In the old paradigm, homeless people were told they had to straighten themselves out before being put into permanent housing, but the programs weren’t very successful because most found it too difficult and overwhelming to fight those problems and be homeless at the same time.

The meeting’s first speaker, Megan Colvard, associate director of community engagement with PATH (People Assisting the Homeless), a 30-year-old nonprofit organization based in Silver Lake, with services extending from San Diego to San Luis Obispo, explained how her organization operates in the L.A. area. They have “outreach services” that consist of three-person teams that “go around in vans” searching for homeless and trying to get them off the street. These “boots on the ground” services are contracted for by various cities like Westwood. 
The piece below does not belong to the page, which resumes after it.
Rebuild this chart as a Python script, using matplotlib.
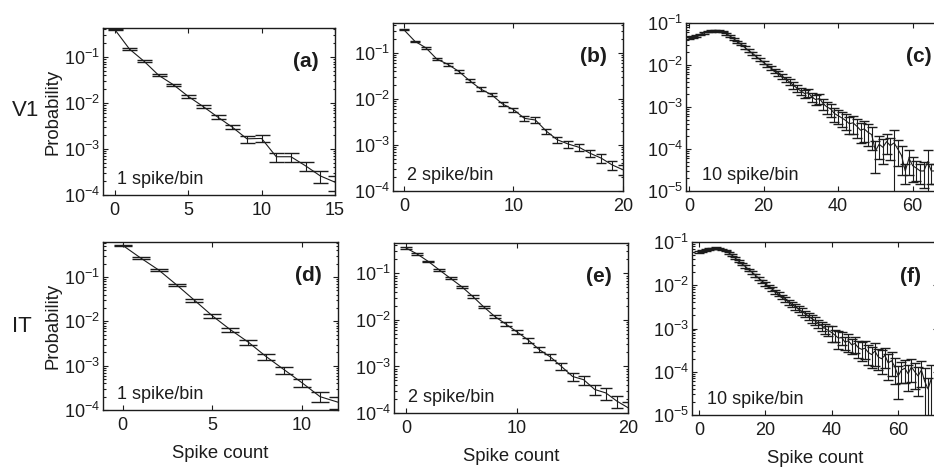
import numpy as np
import matplotlib
matplotlib.use("Agg")
import matplotlib.pyplot as plt
from matplotlib.ticker import LogLocator, NullFormatter

plt.rcParams['font.family'] = ['Liberation Sans', 'DejaVu Sans']

# ---------------- data ----------------
a_x = list(range(0, 16))
a_p = [0.40, 0.15, 0.081, 0.040, 0.025, 0.014, 0.0085, 0.005, 0.003, 0.00167,
       0.0017, 0.00068, 0.00068, 0.00043, 0.00026, 0.00019]
a_rel = [0.03, 0.04, 0.05, 0.05, 0.06, 0.07, 0.08, 0.09, 0.10, 0.17,
         0.17, 0.22, 0.22, 0.22, 0.30, 0.35]

b_x = list(range(0, 21))
b_p = [0.32, 0.18, 0.13, 0.074, 0.057, 0.040, 0.025, 0.0165, 0.0124, 0.0078,
       0.0059, 0.0038, 0.0035, 0.0020, 0.0013, 0.00105, 0.00089, 0.00066,
       0.00052, 0.00037, 0.00029]
b_rel = [0.03, 0.04, 0.05, 0.05, 0.06, 0.06, 0.07, 0.08, 0.08, 0.09, 0.10,
         0.12, 0.14, 0.14, 0.15, 0.16, 0.18, 0.18, 0.20, 0.22, 0.25]

c_x = list(range(0, 69))
c_p = [0.045, 0.047, 0.050, 0.054, 0.058, 0.062, 0.065, 0.066, 0.065, 0.062,
       0.056, 0.049, 0.042, 0.036, 0.031, 0.026, 0.022, 0.019, 0.016, 0.0135,
       0.0115, 0.0098, 0.0084, 0.0072, 0.0062, 0.0053, 0.0046, 0.0039, 0.0033, 0.0028,
       0.0024, 0.0021, 0.0022, 0.0017, 0.0015, 0.0016, 0.0012, 0.0010, 0.0009, 0.0007,
       0.00062, 0.00055, 0.00048, 0.00040, 0.00042, 0.00035, 0.00028, 0.00030, 0.00025, 0.00022,
       0.00009, 0.00013, 0.00011, 0.00015, 0.00012, 0.00014, 0.00010, 0.00007, 0.00003, 0.00006,
       0.00004, 0.000035, 0.00003, 0.00003, 0.00005, 0.00003, 0.00003, 0.00004, 0.00003]
c_rel = [0.05, 0.05, 0.05, 0.04, 0.04, 0.04, 0.04, 0.04, 0.04, 0.04,
         0.05, 0.05, 0.05, 0.06, 0.06, 0.07, 0.07, 0.08, 0.08, 0.09,
         0.10, 0.10, 0.11, 0.12, 0.13, 0.14, 0.15, 0.16, 0.17, 0.18,
         0.20, 0.22, 0.22, 0.24, 0.26, 0.28, 0.30, 0.32, 0.34, 0.36,
         0.38, 0.40, 0.42, 0.44, 0.46, 0.48, 0.50, 0.52, 0.54, 0.56,
         0.70, 0.55, 0.60, 0.50, 0.55, 1.00, 0.60, 0.65, 0.50, 0.60,
         0.60, 0.50, 0.50, 0.60, 0.85, 0.50, 0.50, 0.60, 0.50]

d_x = list(range(0, 13))
d_p = [0.52, 0.27, 0.145, 0.067, 0.030, 0.0133, 0.0065, 0.0034, 0.0016,
       0.00081, 0.00041, 0.00020, 0.00015]
d_rel = [0.03, 0.04, 0.05, 0.06, 0.07, 0.08, 0.10, 0.12, 0.14, 0.18, 0.20, 0.25, 0.30]

e_x = list(range(0, 21))
e_p = [0.35, 0.26, 0.18, 0.118, 0.078, 0.052, 0.032, 0.019, 0.0118, 0.0081,
       0.0055, 0.0037, 0.0023, 0.0016, 0.0010, 0.00061, 0.00052, 0.00032,
       0.00027, 0.00018, 0.00013]
e_rel = [0.03, 0.03, 0.04, 0.04, 0.05, 0.05, 0.06, 0.07, 0.08, 0.09, 0.10,
         0.12, 0.13, 0.15, 0.18, 0.20, 0.22, 0.25, 0.28, 0.30, 0.35]

f_x = list(range(0, 71))
f_p = [0.058, 0.062, 0.066, 0.069, 0.071, 0.072, 0.071, 0.068, 0.063, 0.056,
       0.049, 0.042, 0.036, 0.031, 0.027, 0.023, 0.020, 0.017, 0.0145, 0.0125,
       0.0108, 0.0094, 0.0082, 0.0071, 0.0062, 0.0054, 0.0047, 0.0041, 0.0036, 0.0032,
       0.0028, 0.0025, 0.0022, 0.0019, 0.0017, 0.0015, 0.0013, 0.00115, 0.0010, 0.0009,
       0.0008, 0.0007, 0.0006, 0.00062, 0.00048, 0.00052, 0.00042, 0.00045, 0.00036, 0.00033,
       0.00035, 0.00028, 0.00025, 0.00030, 0.00022, 0.00020, 0.00024, 0.00016, 0.00018, 0.00013,
       0.00008, 0.00011, 0.00012, 0.00009, 0.00013, 0.00010, 0.00008, 0.00011, 0.00006, 0.00004,
       0.00007]
f_rel = [0.04, 0.04, 0.04, 0.04, 0.04, 0.04, 0.04, 0.04, 0.04, 0.04,
         0.05, 0.05, 0.05, 0.06, 0.06, 0.06, 0.07, 0.07, 0.08, 0.08,
         0.09, 0.09, 0.10, 0.10, 0.11, 0.12, 0.12, 0.13, 0.14, 0.15,
         0.16, 0.17, 0.18, 0.19, 0.20, 0.21, 0.22, 0.23, 0.24, 0.26,
         0.40, 0.30, 0.45, 0.32, 0.35, 0.45, 0.38, 0.40, 0.42, 0.45,
         0.45, 0.48, 0.50, 0.55, 0.50, 0.55, 0.50, 0.60, 0.55, 0.60,
         0.70, 0.50, 0.55, 0.60, 0.55, 0.60, 0.65, 0.60, 1.00, 0.80, 1.00]

panel_letters = ['(a)', '(b)', '(c)', '(d)', '(e)', '(f)']
rate_labels = ['1 spike/bin', '2 spike/bin', '10 spike/bin',
               '1 spike/bin', '2 spike/bin', '10 spike/bin']
row_labels = ['V1', 'IT']
xticks_list = [[0, 5, 10, 15], [0, 10, 20], [0, 20, 40, 60],
               [0, 5, 10], [0, 10, 20], [0, 20, 40, 60]]

# ---------------- layout ----------------
W, H = 934, 468
fig = plt.figure(figsize=(W / 100, H / 100), dpi=100)

def rect(l, r, t, b):
    return [l / W, 1 - b / H, (r - l) / W, (b - t) / H]

specs = [
    (a_x, a_p, a_rel, rect(103, 335, 28, 195), (-0.8, 15), (1e-4, 0.43), 5.4),
    (b_x, b_p, b_rel, rect(393, 623, 23, 191), (-1.0, 20), (1e-4, 0.45), 3.8),
    (c_x, c_p, c_rel, rect(686, 950, 23, 191), (-0.8, 70), (1e-5, 1e-1), 3.6),
    (d_x, d_p, d_rel, rect(103, 338, 242, 410), (-1.1, 12), (1e-4, 0.62), 6.3),
    (e_x, e_p, e_rel, rect(394, 628, 243, 413), (-1.1, 20), (1e-4, 0.45), 4.0),
    (f_x, f_p, f_rel, rect(692, 938, 242, 415), (-2.1, 72), (1e-5, 1e-1), 3.6),
]

ink = '#1c1c1c'
axes = []
for i, (x, p, rel, pos, xl, yl, cap) in enumerate(specs):
    ax = fig.add_axes(pos)
    x = np.asarray(x, float)
    p = np.asarray(p, float)
    err = p * np.asarray(rel, float)
    ax.errorbar(x, p, yerr=err, fmt='-', color=ink, lw=0.8, elinewidth=0.8,
                capsize=cap, capthick=1.0)
    ax.set_yscale('log')
    ax.set_xlim(*xl)
    ax.set_ylim(*yl)
    ax.set_xticks(xticks_list[i])
    ax.yaxis.set_major_locator(LogLocator(base=10, numticks=10))
    ax.yaxis.set_minor_locator(LogLocator(base=10, subs=np.arange(2, 10), numticks=20))
    ax.yaxis.set_minor_formatter(NullFormatter())
    ax.tick_params(which='both', direction='in', top=True, right=True,
                   colors=ink, labelsize=13, width=0.8)
    ax.tick_params(which='major', length=3.5)
    ax.tick_params(which='minor', length=1.8)
    ax.tick_params(axis='x', pad=5)
    ax.tick_params(axis='y', pad=2)
    for s in ax.spines.values():
        s.set_color(ink)
        s.set_linewidth(1.0)
    ax.text(0.93, 0.80, panel_letters[i], transform=ax.transAxes, ha='right',
            va='center', fontsize=15, fontweight='bold', color=ink)
    ax.text(0.06, 0.09, rate_labels[i], transform=ax.transAxes, ha='left',
            va='center', fontsize=13, color=ink)
    if i in (0, 3):
        ax.set_ylabel('Probability', fontsize=13.3, color=ink, labelpad=2)
    if i >= 3:
        ax.set_xlabel('Spike count', fontsize=13.3, color=ink, labelpad=8)
    axes.append(ax)

fig.text(26 / W, 1 - 110 / H, row_labels[0], ha='center', va='center',
         fontsize=16, color=ink)
fig.text(22 / W, 1 - 326 / H, row_labels[1], ha='center', va='center',
         fontsize=16, color=ink)

fig.savefig('out.png', dpi=100)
“PATH’s primary focus is on permanent housing solutions,” Colvard said. “We don’t believe a shelter is a home. We guide our residents into permanent homes and apartments, where they’re far more receptive to social services and support.” In a recent 18-month period, they housed 4,200 homeless people.

Martha Templeton, manager of Malibu’s Artifac Tree thrift shop, spoke about the kinds of services she provides the homeless in Malibu, which she pays for using the store’s net proceeds.

“With receipts, we’ll buy a new battery, pay bills, fix a flat tire, provide diapers, find apartments, help pay first and last month security deposits for apartments, pay parking tickets and reimburse prescriptions,” she said. “We’re like a little Band-Aid.”

Templeton also offers free shoes and jackets to the homeless from the racks of the Artifac Tree and sometimes refers them to Ocean Park Community Center in Santa Monica for services. She emphasized that she does not give out food. 

The only food for the homeless in Malibu is free dinner at the Malibu United Methodist Church on Wednesday nights and free dinner at the Malibu Presbyterian Church on Thursday nights. 

Colvard’s advice to the Malibu group on what to do next include teaming up with a Westside shelter, meeting additional homeless service providers, contacting the recently-formed homeless task force in Pacific Palisades, looking at untapped resources within the community and seeing if any local landlords would be willing to offer a unit in exchange for a government housing subsidy.